Just a day of waking up too early. Reading too much. Writing too much. Just in the head too much. So you call somebody who needs more help than you do, and you hear them out. And suddenly you feel better– knowing how blessed you really are, if you can get out of your own way.

Direction

At the store, getting snacks with my brother-in-law. I couldn’t believe the choices. 7 varieties of Doritos alone. Midnight Snack Doritos–which taste like cheese burgers –was one of them. One stoner designed it for another– and the rest of us benefitted, because we all love novelty , we all love death by novelty, yet we’re looking for too many ways to survive, except the most important one. Here’s a hint: it’s not in the snack aisle, dummy. And it’s not a novelty. It’s something inside, deeper.

Pasta

She asks for pasta. It’s 95 degrees in June, and my daughter wants baked ziti, and so I make it– with garlic bread– and a vodka sauce with some sausage in it.

And I made the wings I thawed as well. I guess those are for dessert– buffalo wings and bleu cheese ice cream– could be winning. But she likes everything I made and that’s all that matters– especially at 24, when sometimes you just need your dad to do something nice.

Foraging

With my wife and daughters traveling, I’ve decided not to go grocery shopping this week– instead focusing on eating only food and ingredients we have in the pantry, fridge, or freezer. Everyday, I get to surprise myself.

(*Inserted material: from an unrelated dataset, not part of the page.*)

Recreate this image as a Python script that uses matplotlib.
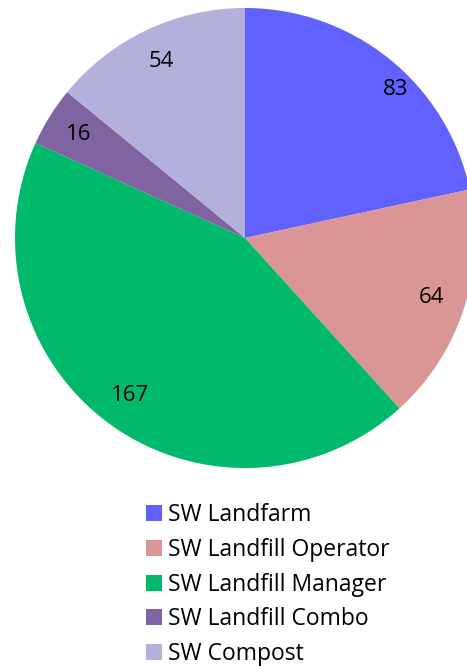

Thawing chicken wings for tomorrow. Dumplings for lunch. Steak , soba and salad for a few days.

It would have been easier to go shopping, to add to our pantry and fridge, but the satisfaction of putting a meal together based on subtraction , imagination and domestic foraging is too delightful. Also , surprising.

Imagine if people would just do this when stuck in life. Instead of adding on, take deep inventory of your own inner resources, then make something with what you already have. You’re bigger than you want to know, and that’s the problem in a nutshell: people don’t want to know–and are too scared to know– because knowing is responsibility.